Find the string "picture" in the data, then copy every line where it is found.

○ ○ ○ ○ ○

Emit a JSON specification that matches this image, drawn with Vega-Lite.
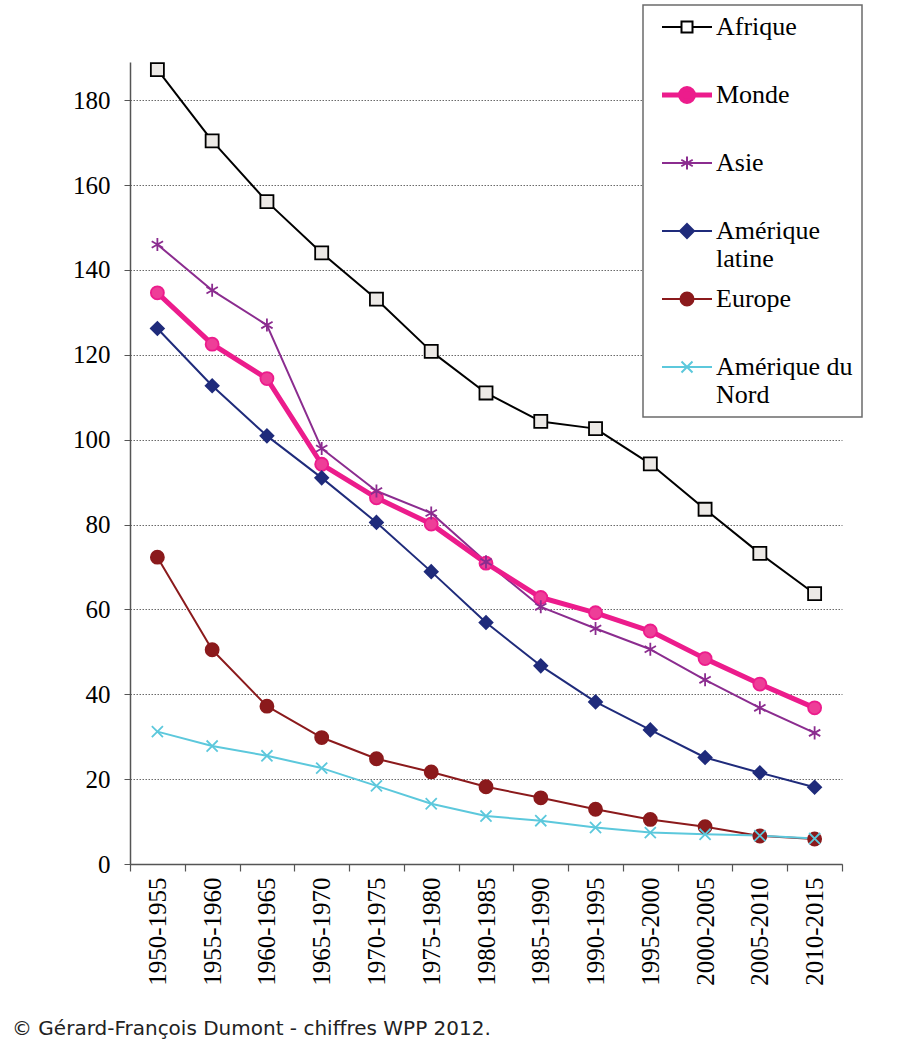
{
  "$schema": "https://vega.github.io/schema/vega-lite/v6.json",
  "width": 712,
  "height": 802,
  "autosize": {"type": "none"},
  "padding": {"left": 130, "top": 62, "right": 66, "bottom": 188},
  "background": "white",
  "config": {"view": {"stroke": null}},
  "title": {
    "text": "© Gérard-François Dumont - chiffres WPP 2012.",
    "orient": "bottom",
    "anchor": "start",
    "frame": "group",
    "dx": -118,
    "offset": 34,
    "font": "DejaVu Sans",
    "fontSize": 20,
    "fontWeight": "normal",
    "color": "#222222"
  },
  "data": {
    "values": [
      {"region": "Afrique", "period": "1950-1955", "value": 187.2},
      {"region": "Afrique", "period": "1955-1960", "value": 170.4},
      {"region": "Afrique", "period": "1960-1965", "value": 156.1},
      {"region": "Afrique", "period": "1965-1970", "value": 144.0},
      {"region": "Afrique", "period": "1970-1975", "value": 133.1},
      {"region": "Afrique", "period": "1975-1980", "value": 120.8},
      {"region": "Afrique", "period": "1980-1985", "value": 111.0},
      {"region": "Afrique", "period": "1985-1990", "value": 104.3},
      {"region": "Afrique", "period": "1990-1995", "value": 102.6},
      {"region": "Afrique", "period": "1995-2000", "value": 94.3},
      {"region": "Afrique", "period": "2000-2005", "value": 83.6},
      {"region": "Afrique", "period": "2005-2010", "value": 73.2},
      {"region": "Afrique", "period": "2010-2015", "value": 63.7},
      {"region": "Monde", "period": "1950-1955", "value": 134.6},
      {"region": "Monde", "period": "1955-1960", "value": 122.5},
      {"region": "Monde", "period": "1960-1965", "value": 114.4},
      {"region": "Monde", "period": "1965-1970", "value": 94.2},
      {"region": "Monde", "period": "1970-1975", "value": 86.3},
      {"region": "Monde", "period": "1975-1980", "value": 80.1},
      {"region": "Monde", "period": "1980-1985", "value": 70.9},
      {"region": "Monde", "period": "1985-1990", "value": 62.8},
      {"region": "Monde", "period": "1990-1995", "value": 59.2},
      {"region": "Monde", "period": "1995-2000", "value": 54.9},
      {"region": "Monde", "period": "2000-2005", "value": 48.4},
      {"region": "Monde", "period": "2005-2010", "value": 42.4},
      {"region": "Monde", "period": "2010-2015", "value": 36.8},
      {"region": "Asie", "period": "1950-1955", "value": 146.0},
      {"region": "Asie", "period": "1955-1960", "value": 135.2},
      {"region": "Asie", "period": "1960-1965", "value": 127.0},
      {"region": "Asie", "period": "1965-1970", "value": 97.9},
      {"region": "Asie", "period": "1970-1975", "value": 87.9},
      {"region": "Asie", "period": "1975-1980", "value": 82.7},
      {"region": "Asie", "period": "1980-1985", "value": 71.2},
      {"region": "Asie", "period": "1985-1990", "value": 60.6},
      {"region": "Asie", "period": "1990-1995", "value": 55.5},
      {"region": "Asie", "period": "1995-2000", "value": 50.6},
      {"region": "Asie", "period": "2000-2005", "value": 43.4},
      {"region": "Asie", "period": "2005-2010", "value": 36.8},
      {"region": "Asie", "period": "2010-2015", "value": 30.9},
      {"region": "Amérique latine", "period": "1950-1955", "value": 126.2},
      {"region": "Amérique latine", "period": "1955-1960", "value": 112.7},
      {"region": "Amérique latine", "period": "1960-1965", "value": 100.9},
      {"region": "Amérique latine", "period": "1965-1970", "value": 91.0},
      {"region": "Amérique latine", "period": "1970-1975", "value": 80.5},
      {"region": "Amérique latine", "period": "1975-1980", "value": 68.9},
      {"region": "Amérique latine", "period": "1980-1985", "value": 56.9},
      {"region": "Amérique latine", "period": "1985-1990", "value": 46.7},
      {"region": "Amérique latine", "period": "1990-1995", "value": 38.2},
      {"region": "Amérique latine", "period": "1995-2000", "value": 31.6},
      {"region": "Amérique latine", "period": "2000-2005", "value": 25.1},
      {"region": "Amérique latine", "period": "2005-2010", "value": 21.5},
      {"region": "Amérique latine", "period": "2010-2015", "value": 18.1},
      {"region": "Europe", "period": "1950-1955", "value": 72.3},
      {"region": "Europe", "period": "1955-1960", "value": 50.5},
      {"region": "Europe", "period": "1960-1965", "value": 37.2},
      {"region": "Europe", "period": "1965-1970", "value": 29.8},
      {"region": "Europe", "period": "1970-1975", "value": 24.8},
      {"region": "Europe", "period": "1975-1980", "value": 21.7},
      {"region": "Europe", "period": "1980-1985", "value": 18.2},
      {"region": "Europe", "period": "1985-1990", "value": 15.6},
      {"region": "Europe", "period": "1990-1995", "value": 12.9},
      {"region": "Europe", "period": "1995-2000", "value": 10.5},
      {"region": "Europe", "period": "2000-2005", "value": 8.8},
      {"region": "Europe", "period": "2005-2010", "value": 6.6},
      {"region": "Europe", "period": "2010-2015", "value": 5.9},
      {"region": "Amérique du Nord", "period": "1950-1955", "value": 31.2},
      {"region": "Amérique du Nord", "period": "1955-1960", "value": 27.8},
      {"region": "Amérique du Nord", "period": "1960-1965", "value": 25.5},
      {"region": "Amérique du Nord", "period": "1965-1970", "value": 22.6},
      {"region": "Amérique du Nord", "period": "1970-1975", "value": 18.4},
      {"region": "Amérique du Nord", "period": "1975-1980", "value": 14.2},
      {"region": "Amérique du Nord", "period": "1980-1985", "value": 11.3},
      {"region": "Amérique du Nord", "period": "1985-1990", "value": 10.2},
      {"region": "Amérique du Nord", "period": "1990-1995", "value": 8.6},
      {"region": "Amérique du Nord", "period": "1995-2000", "value": 7.4},
      {"region": "Amérique du Nord", "period": "2000-2005", "value": 7.0},
      {"region": "Amérique du Nord", "period": "2005-2010", "value": 6.7},
      {"region": "Amérique du Nord", "period": "2010-2015", "value": 6.0}
    ]
  },
  "encoding": {
    "x": {
      "field": "period",
      "type": "ordinal",
      "sort": null,
      "bandPosition": 0.5,
      "scale": {"type": "band", "paddingInner": 0, "paddingOuter": 0},
      "axis": {
        "title": null,
        "labelAngle": -90,
        "labelAlign": "right",
        "labelBaseline": "middle",
        "labelFont": "Liberation Serif",
        "labelFontSize": 25,
        "labelColor": "#000000",
        "labelPadding": 6,
        "tickBand": "extent",
        "tickSize": 7,
        "tickColor": "#555555",
        "tickWidth": 1.2,
        "domainColor": "#555555",
        "domainWidth": 1.5,
        "grid": false
      }
    },
    "y": {
      "field": "value",
      "type": "quantitative",
      "scale": {"domain": [0, 189], "nice": false},
      "axis": {
        "title": null,
        "values": [0, 20, 40, 60, 80, 100, 120, 140, 160, 180],
        "grid": true,
        "gridDash": [1.5, 1.5],
        "gridColor": "#444444",
        "gridWidth": 0.8,
        "tickSize": 6,
        "tickColor": "#555555",
        "domainColor": "#555555",
        "domainWidth": 1.5,
        "labelFont": "Liberation Serif",
        "labelFontSize": 25,
        "labelColor": "#000000",
        "labelPadding": 14
      }
    },
    "color": {
      "field": "region",
      "type": "nominal",
      "scale": {
        "domain": ["Afrique", "Monde", "Asie", "Amérique latine", "Europe", "Amérique du Nord"],
        "range": ["#000000", "#EC1C8C", "#8B2C8F", "#1F2B7B", "#8B1A1C", "#5CC8DC"]
      },
      "legend": {
        "title": null,
        "orient": "none",
        "legendX": 513,
        "legendY": -57,
        "direction": "vertical",
        "fillColor": "#ffffff",
        "strokeColor": "#6b6b6b",
        "padding": 9,
        "gridAlign": "all",
        "labelFont": "Liberation Serif",
        "labelFontSize": 26,
        "labelColor": "#000000",
        "labelLimit": 300,
        "labelOffset": 16,
        "symbolOffset": 22,
        "labelExpr": "datum.label == 'Amérique latine' ? ['Amérique', 'latine'] : datum.label == 'Amérique du Nord' ? ['Amérique du', 'Nord'] : datum.label",
        "symbolSize": 2500,
        "rowPadding": 10,
        "encode": {
          "legend": {"update": {"strokeWidth": {"value": 1.5}}},
          "symbols": {
            "update": {
              "size": {"value": 2500},
              "opacity": {"value": 1},
              "shape": {"signal": "datum.value == 'Afrique' ? 'M-1,0H-0.22M0.22,0H1M-0.22,-0.22H0.22V0.22H-0.22Z' : datum.value == 'Monde' ? 'M-1,0H1M-0.26,0A0.26,0.26 0 1,1 0.26,0A0.26,0.26 0 1,1 -0.26,0Z' : datum.value == 'Asie' ? 'M-1,0H1M0,-0.26V0.26M-0.23,-0.13L0.23,0.13M-0.23,0.13L0.23,-0.13' : datum.value == 'Amérique latine' ? 'M-1,0H1M0,-0.28L0.28,0L0,0.28L-0.28,0Z' : datum.value == 'Europe' ? 'M-1,0H1M-0.26,0A0.26,0.26 0 1,1 0.26,0A0.26,0.26 0 1,1 -0.26,0Z' : 'M-1,0H1M-0.22,-0.22L0.22,0.22M-0.22,0.22L0.22,-0.22'"},
              "fill": {"signal": "datum.value == 'Afrique' ? '#ffffff' : datum.value == 'Monde' ? '#EC1C8C' : datum.value == 'Amérique latine' ? '#1F2B7B' : datum.value == 'Europe' ? '#8B1A1C' : 'transparent'"},
              "stroke": {"signal": "datum.value == 'Afrique' ? '#000000' : datum.value == 'Monde' ? '#EC1C8C' : datum.value == 'Asie' ? '#8B2C8F' : datum.value == 'Amérique latine' ? '#1F2B7B' : datum.value == 'Europe' ? '#8B1A1C' : '#5CC8DC'"},
              "strokeWidth": {"signal": "datum.value == 'Monde' ? 5 : 2"}
            }
          }
        }
      }
    }
  },
  "layer": [
    {
      "transform": [{"filter": "datum.region != 'Monde'"}],
      "mark": {"type": "line", "strokeWidth": 2, "strokeJoin": "round"}
    },
    {
      "transform": [{"filter": "datum.region == 'Monde'"}],
      "mark": {"type": "line", "strokeWidth": 5, "strokeJoin": "round"}
    },
    {
      "mark": {"type": "point", "filled": false, "opacity": 1, "strokeWidth": 1.8, "size": 170},
      "encoding": {
        "shape": {
          "field": "region",
          "type": "nominal",
          "scale": {
            "domain": ["Monde", "Afrique", "Asie", "Amérique latine", "Europe", "Amérique du Nord"],
            "range": ["circle", "square", "M0,-1V1M-0.87,-0.5L0.87,0.5M-0.87,0.5L0.87,-0.5", "diamond", "circle", "M-0.85,-0.85L0.85,0.85M-0.85,0.85L0.85,-0.85"]
          },
          "legend": null
        },
        "fill": {
          "field": "region",
          "type": "nominal",
          "scale": {
            "domain": ["Asie", "Afrique", "Monde", "Amérique latine", "Europe", "Amérique du Nord"],
            "range": ["transparent", "#ece9e6", "#EE3E98", "#1F2B7B", "#8B1A1C", "transparent"]
          },
          "legend": null
        }
      }
    }
  ]
}
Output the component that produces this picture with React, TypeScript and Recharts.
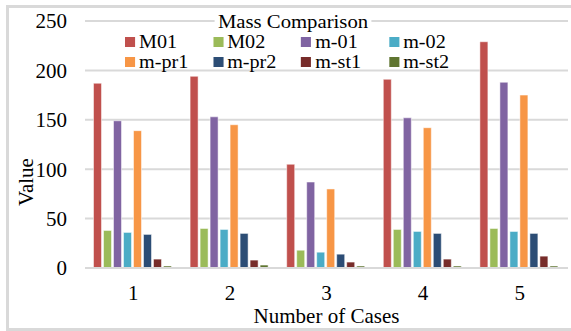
import { BarChart, Bar, XAxis, YAxis, CartesianGrid, Legend } from 'recharts';

const categories = ['1', '2', '3', '4', '5'];
const seriesNames = ['M01', 'M02', 'm-01', 'm-02', 'm-pr1', 'm-pr2', 'm-st1', 'm-st2'];
const seriesColors = ['#C0504D', '#9BBB59', '#8064A2', '#4BACC6', '#F79646', '#2C4D75', '#772C2A', '#5F7530'];

const M01 = [187, 194, 105, 191, 229];
const M02 = [38, 40, 18, 39, 40];
const m01 = [149, 153, 87, 152, 188];
const m02 = [36, 39, 16, 37, 37];
const mpr1 = [139, 145, 80, 142, 175];
const mpr2 = [34, 35, 14, 35, 35];
const mst1 = [9, 8, 6, 9, 12];
const mst2 = [2, 3, 2, 2, 2];

const yTicks = [0, 50, 100, 150, 200, 250];

const seriesValues = [M01, M02, m01, m02, mpr1, mpr2, mst1, mst2];

const data = categories.map((c, i) => {
  const row: Record<string, string | number> = { name: c };
  seriesNames.forEach((s, k) => {
    row[s] = seriesValues[k][i];
  });
  return row;
});

const FONT = '"Liberation Serif", "Times New Roman", serif';

// legend text in the picture is a little wider than plain Times, so stretch it
const STRETCH = 1.12;

function LegendBox() {
  return (
    <div style={{ fontFamily: FONT, color: '#000', width: 316, transform: `scaleX(${STRETCH})`, transformOrigin: '0 0' }}>
      <div style={{ width: 300, textAlign: 'center', fontSize: 18.5, lineHeight: '20px', height: 20 }}>
        <span style={{ background: '#fff', padding: '0 3px' }}>Mass Comparison</span>
      </div>
      <div style={{ display: 'grid', gridTemplateColumns: 'repeat(4, 78.6px)' }}>
        {seriesNames.map((s, i) => (
          <div key={s} style={{ display: 'flex', alignItems: 'center', fontSize: 18, lineHeight: '20px', height: 20 }}>
            <span style={{ width: 9, height: 10, background: seriesColors[i], marginRight: 3.6, flex: 'none' }} />
            <span>{s}</span>
          </div>
        ))}
      </div>
    </div>
  );
}

export default function App() {
  return (
    <div style={{ position: 'absolute', left: 0, top: 0, width: 571, height: 331, overflow: 'hidden', background: '#fff' }}>
      <div
        style={{
          position: 'absolute',
          left: 6,
          top: 5,
          width: 600,
          height: 326,
          boxSizing: 'border-box',
          borderTop: '3px solid #d9d9d9',
          borderLeft: '3px solid #d9d9d9',
          borderBottom: '3px solid #d9d9d9',
        }}
      />
      <div style={{ position: 'absolute', left: 0, top: 0 }}>
        <BarChart
          width={571}
          height={331}
          data={data}
          margin={{ top: 21, right: 3, bottom: 0, left: 0 }}
          barCategoryGap={8.5}
          barGap={2}
        >
          <CartesianGrid vertical={false} stroke="#d9d9d9" strokeWidth={2} />
          <XAxis
            dataKey="name"
            height={63}
            tickSize={0}
            tickMargin={17}
            axisLine={{ stroke: '#d9d9d9', strokeWidth: 2 }}
            tick={{ fontFamily: FONT, fontSize: 21, fill: '#000' }}
            label={{ value: 'Number of Cases', position: 'insideBottom', offset: 8, fontFamily: FONT, fontSize: 21, fill: '#000' }}
          />
          <YAxis
            width={85}
            domain={[0, 250]}
            ticks={yTicks}
            tickSize={0}
            tickMargin={18}
            axisLine={false}
            tick={{ fontFamily: FONT, fontSize: 21, fill: '#000' }}
            label={{
              content: () => (
                <text
                  x={26}
                  y={182}
                  transform="rotate(-90 26 182)"
                  textAnchor="middle"
                  dominantBaseline="central"
                  fontFamily={FONT}
                  fontSize={21}
                  fill="#000"
                >
                  Value
                </text>
              ),
            }}
          />
          <Legend
            layout="vertical"
            align="center"
            verticalAlign="middle"
            wrapperStyle={{ left: 125, top: 12, width: 360 }}
            content={() => <LegendBox />}
          />
          {seriesNames.map((s, i) => (
            <Bar
              key={s}
              dataKey={s}
              fill={seriesColors[i]}
              stroke="#ffffff"
              strokeOpacity={0.5}
              strokeWidth={1}
              isAnimationActive={false}
            />
          ))}
        </BarChart>
      </div>
    </div>
  );
}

○ ○ ○ ○ ○

• **Exercise output**
Output the component that produces this picture with React, TypeScript and Recharts.
// legend text in the picture is a little wider than plain Times, so stretch it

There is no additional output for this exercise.